6/01/2013

Main invisible

En fait, aplanir l'espace social*, c'est ce que fait déjà le marché, dit le Cuisinier. Lui aussi veut tout aplanir, tout éradiquer. Et d'ailleurs, très souvent, y parvient. Mais sans gardes mobiles, gaz toxiques, etc. On fait ainsi des économies. Il n'y a pas d'un côté le marché, de l'autre l'Etat total, dit l'Ethnologue. C'est beaucoup plus intriqué que tu ne le penses. Jusqu'à un certain point, c'est vrai, le marché se suffit à lui-même. Mais jusqu'à un certain point seulement. Au-delà, pour le dernier kilomètre, tu as besoin d'une aide: celle de l'Etat total, justement. Je veux bien croire à l'existence d'une main invisible, mais ce n'est quand même pas la main invisible qui a créé l'OMC, n'est-ce pas? En sens inverse, s'il n'y avait pas le marché, crois-tu que l'Etat total surmonterait aussi aisément qu'il le fait les obstacles sur lesquels, occasionnellement, il lui arrive de buter? Je parlais l'autre jour de la famille biparentale. Parlons plutôt de ce qu'il en reste: car la désagrégation de la famille ne date pas d'hier. "Au lieu de servir de contrepoids au marché, la famille a (...) été envahie et minée par le marché", écrit ainsi Christopher Lasch.

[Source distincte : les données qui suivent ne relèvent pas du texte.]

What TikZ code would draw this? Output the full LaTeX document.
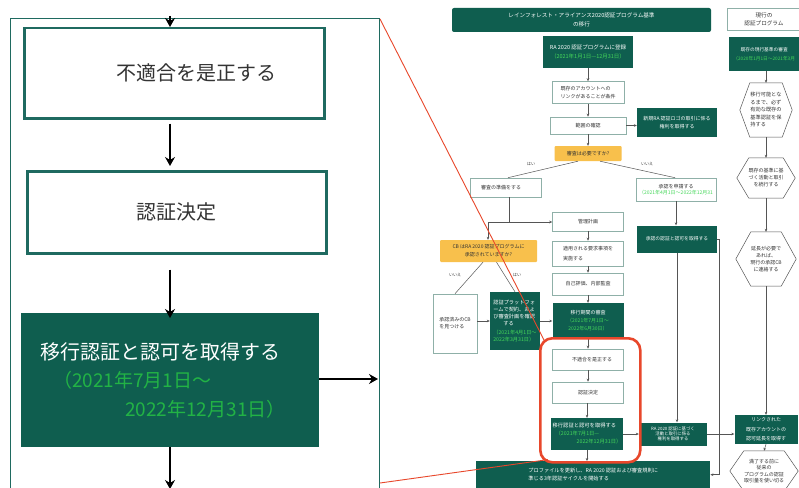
\documentclass[tikz,border=0pt]{standalone}
\usepackage{fontspec}
\setmainfont{Noto Sans CJK JP}
\usetikzlibrary{arrows.meta,calc}
\definecolor{dkg}{HTML}{0F5E4F}
\definecolor{tealb}{HTML}{1F6A60}
\definecolor{boxg}{HTML}{8FB0A8}
\definecolor{lgreen}{HTML}{22B345}
\definecolor{sgreen}{HTML}{45D85A}
\definecolor{ylw}{HTML}{F8C04C}
\definecolor{redo}{HTML}{E8472B}
\definecolor{lineg}{HTML}{555555}
\definecolor{txtg}{HTML}{333333}
\newcommand\fsz[2]{\fontsize{#1}{#2}\selectfont}
\tikzset{
  sz/.style 2 args={minimum width=#1pt, minimum height=#2pt},
  wbox/.style={draw=boxg, fill=white, line width=0.6pt, inner sep=1pt, align=center, text=txtg, font=\fsz{5}{7}},
  dbox/.style={fill=dkg, inner sep=1pt, align=center, text=white, font=\fsz{5}{7}},
  ybox/.style={fill=ylw, rounded corners=1pt, inner sep=1pt, align=center, text=txtg, font=\fsz{5}{7}},
  hexn/.style={inner sep=0pt, align=center, text=txtg, font=\fsz{5}{7}},
  hexline/.style={draw=lineg, line width=0.5pt},
  conn/.style={draw=lineg, line width=0.5pt},
  arr/.style={conn, -{Stealth[length=3pt,width=2.6pt]}},
  bigbox/.style={draw=tealb, line width=2.5pt, fill=white, inner sep=0pt, text=txtg},
  bigarr/.style={line width=1.6pt, -{Stealth[length=9pt,width=10pt,inset=3pt]}},
  lbl/.style={font=\fsz{4}{5}, text=txtg, inner sep=0pt},
}
\newcommand\drawhex[2]{\draw[hexline] ([xshift=#2pt]#1.north west) -- ([xshift=-#2pt]#1.north east) -- (#1.east) -- ([xshift=-#2pt]#1.south east) -- ([xshift=#2pt]#1.south west) -- (#1.west) -- cycle;}
\begin{document}
\begin{tikzpicture}[x=1pt,y=-1pt]
\clip (0,0) rectangle (799,487);
\fill[white] (0,0) rectangle (799,487);

% ---------- left inset ----------
\node[draw=tealb, line width=1.2pt, sz={369}{480}, anchor=north west] (inset) at (10,18) {};
\node[bigbox, sz={300}{90}, anchor=north west, font=\fsz{20}{24}] (b1) at (23,27) {\hspace*{44pt}不適合を是正する};
\node[bigbox, sz={299}{82}, anchor=north west, font=\fsz{20}{24}] (b2) at (26,170) {認証決定};
\node[fill=dkg, sz={298}{134}, anchor=north west, inner ysep=0pt, inner xsep=19pt, text width=260pt, align=left, text=white, font=\fsz{20}{28.5}] (b3) at (21,313)
  {移行認証と認可を取得する\\
   {\color{lgreen}\fontsize{19}{28.5}\selectfont\hspace*{13pt}（2021年7月1日～}\\
   {\color{lgreen}\fontsize{19}{28.5}\selectfont\hspace*{85pt}2022年12月31日）}};
\coordinate (t0) at (170,16);
\coordinate (rr) at (378,379);
\coordinate (dd) at (170,489);
\draw[bigarr] (t0) -- (t0 |- b1.north);
\draw[bigarr, shorten <=4pt, shorten >=4pt] (b1.south -| t0) -- (b2.north -| t0);
\draw[bigarr, shorten <=15pt, shorten >=-5pt] (b2.south -| t0) -- (b3.north -| t0);
\draw[bigarr] (b3.east |- rr) -- (rr);
\draw[bigarr] (b3.south -| dd) -- (dd);

% ---------- right: headers ----------
\node[dbox, rounded corners=2pt, sz={259}{24}, font=\fsz{5.6}{9}] (title) at (581.5,20) {レインフォレスト・アライアンス2020認証プログラム基準\\の移行};
\node[wbox, sz={74}{22}, font=\fsz{5.6}{8}] (hdr) at (764,19) {現行の\\認証プログラム};

% ---------- centre column ----------
\node[dbox, sz={90}{32}, font=\fsz{5.5}{9}] (reg) at (588,52) {RA 2020 認証プログラムに登録\\\textcolor{sgreen}{（2021年1月1日—12月31日）}};
\node[wbox, sz={72}{22}, align=left, font=\fsz{5}{8.5}] (acct) at (588,92.5) {既存のアカウントへの\\リンクがあることが条件};
\node[wbox, sz={76}{17}] (scope) at (588,125.5) {範囲の確認};
\node[dbox, sz={80}{29}, font=\fsz{5}{7.5}] (newra) at (677,122.5) {新規RA 認証ロゴの取引に係る\\権利を取得する};
\node[ybox, sz={67}{15}] (q1) at (588,153.5) {審査は必要ですか?};
\node[lbl] (yes1) at (531,164) {はい};
\node[lbl] (no1) at (647,164) {いいえ};
\node[wbox, sz={71}{19}] (prep) at (506,187.5) {審査の準備をする\hspace*{10pt}};
\node[wbox, sz={80}{23}, font=\fsz{5}{6.5}] (apply) at (676,189.5) {承認を申請する\\\textcolor{sgreen}{（2021年4月1日～2022年12月31}};
\node[wbox, sz={71}{19}] (mgmt) at (588,221.5) {管理計画};
\node[wbox, sz={71}{25}, align=left, font=\fsz{5}{10}] (impl) at (588,253.5) {適用される要求事項を\\実施する};
\node[wbox, sz={71}{22}] (self) at (588,284) {自己評価、内部監査};
\node[dbox, sz={71}{36}, font=\fsz{5}{8}] (trans) at (588,321) {移行期間の審査\\\textcolor{sgreen}{（2021年7月1日～}\\\textcolor{sgreen}{2022年6月30日）}};
\node[wbox, sz={71}{21}] (nc) at (588,359.5) {\hspace*{8pt}不適合を是正する};
\node[wbox, sz={71}{21}] (dec) at (588,392.5) {認証決定};
\node[dbox, sz={72}{32}, font=\fsz{5.3}{8}, align=left] (obt) at (587,434) {移行認証と認可を取得する\\\hspace*{3pt}\textcolor{sgreen}{（2021年7月1日—}\\\hspace*{24pt}\textcolor{sgreen}{2022年12月31日）}};
\node[dbox, sz={234}{27}, anchor=north west, font=\fsz{5.2}{8}, align=left] (prof) at (476,461) {プロファイルを更新し、RA 2020 認証および審査規則に\\準じる3年認証サイクルを開始する};

% ---------- left column ----------
\node[ybox, sz={97}{22}, font=\fsz{5}{8}] (cbq) at (488.5,251) {CB はRA 2020 認証プログラムに\\承認されていますか?};
\node[lbl] (no2) at (455,275) {いいえ};
\node[lbl] (yes2) at (517,275) {はい};
\node[wbox, sz={44}{59}, align=left] (findcb) at (455,323.5) {承認済みのCB\\を見つける};
\node[dbox, sz={50}{58}, align=left, font=\fsz{5.2}{7}] (plat) at (515,321) {認証プラットフォ\\ームで契約、およ\\び審査計画を確認\\\hspace*{10pt}する\\[2pt]\textcolor{sgreen}{（2021年4月1日～}\\\textcolor{sgreen}{2022年3月31日）}};

% ---------- middle column ----------
\node[dbox, sz={80}{27}, font=\fsz{4.8}{7}] (appobt) at (677,239) {承認の認証と認可を取得する};
\node[dbox, sz={68}{23}, font=\fsz{4.4}{5}] (ra20) at (673,434) {RA 2020 認証に基づく\\活動と取引に係る\\権利を取得する};

% ---------- right column ----------
\node[dbox, sz={70}{34}, anchor=west, font=\fsz{4.7}{9}] (exist) at (729,54) {既存の現行基準の審査\\\textcolor{sgreen}{（2020年1月1日～2021年3月}};
\node[hexn, sz={52}{54}, align=left, font=\fsz{5.2}{7.5}] (h1) at (766,110) {移行可能とな\\るまで、必ず\\有効な既存の\\基準認証を保\\持する};
\node[hexn, sz={58}{40}] (h2) at (766,178) {既存の基準に基\\づく活動と取引\\を続行する};
\node[hexn, sz={60}{54}] (h3) at (766,259) {延長が必要で\\あれば、\\現行の承認CB\\に連絡する};
\node[dbox, sz={63}{29}, font=\fsz{5}{9.5}] (link) at (766,429.5) {リンクされた\\既存アカウントの\\認可延長を取得す};
\node[hexn, sz={68}{40}, font=\fsz{5}{6.5}] (h4) at (764,471) {満了する前に\\従来の\\プログラムの認証\\取引量を使い切る};
\drawhex{h1}{10}
\drawhex{h2}{12}
\drawhex{h3}{15}
\drawhex{h4}{14}

% ---------- connectors ----------
\draw[arr] (reg.south) -- (acct.north);
\draw[arr] (acct.south) -- (scope.north);
\draw[arr] (scope.east) -- (scope.east -| newra.west);
\draw[arr] (scope.south) -- (q1.north);
\draw[conn] ([xshift=-10pt]q1.south) -- ([xshift=2pt]prep.north);
\draw[conn] ([xshift=12pt]q1.south) -- ([xshift=-1pt]apply.north);
\coordinate (jn) at (509,222);
\coordinate (jl) at (488,222);
\draw[conn] (prep.south -| jn) -- (jn);
\draw[conn] (jl) -- (jn);
\draw[arr] (jn) -- (jn -| mgmt.west);
\draw[arr] (jl) -- (jl |- cbq.north);
\draw[arr] (apply.south) -- (apply.south |- appobt.north);
\draw[arr] (mgmt.south) -- (impl.north);
\draw[arr] (impl.south) -- (self.north);
\draw[arr] (self.south) -- (trans.north);
\draw[arr] (trans.south) -- (nc.north);
\draw[arr] (nc.south) -- (dec.north);
\draw[arr] (dec.south -| obt.south) -- (obt.north);
\draw[arr] (obt.south) -- (obt.south |- prof.north);
\draw[conn] ([xshift=-5.5pt]cbq.south) -- (findcb.north);
\draw[conn] ([xshift=8pt]cbq.south) -- (plat.north);
\draw[arr] (findcb.east |- plat.east) -- (plat.west);
\draw[arr] (plat.east) -- (plat.east -| trans.west);
\draw[arr] (obt.east) -- (obt.east -| ra20.west);
\draw[arr] (ra20.east) -- (ra20.east -| link.west);
\draw[arr] (appobt.south) -- (appobt.south |- ra20.north);
\draw[arr] (appobt.east) -- ++(2,0) |- (prof.east);
\draw[arr] (h1.north |- exist.south) -- (h1.north);
\draw[arr] (h1.south) -- (h2.north);
\draw[arr] (h2.south) -- (h3.north);
\draw[arr] (h3.south) -- (link.north);
\draw[arr] (link.south) -- (h4.north);

% ---------- red highlight ----------
\node[draw=redo, line width=2.6pt, rounded corners=12pt, sz={100}{124}, anchor=north west] (focus) at (539,337) {};
\coordinate (r1) at (380,19);
\coordinate (r2) at (380,483);
\draw[redo, line width=0.9pt] (r1) -- ([shift={(5pt,-3pt)}]focus.north west);
\draw[redo, line width=0.9pt] (r2) -- ([shift={(9pt,4pt)}]focus.south west);
\end{tikzpicture}
\end{document}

Qui précise: "De nos jours, il est de plus en plus clair que les enfants paient le prix de cette invasion de la famille par le marché"**. Bref, ce n'est pas ou bien, ou bien: ou bien le marché, ou bien l'Etat total. Les deux s'étayent l'un l'autre. Et de toute façon, les bénéficiaires sont les mêmes.

* "Devant rien", 15 mai 2013.
**La révolte des élites et la trahison de la démocratie, Champs essais, Flammarion, 2009, p. 105.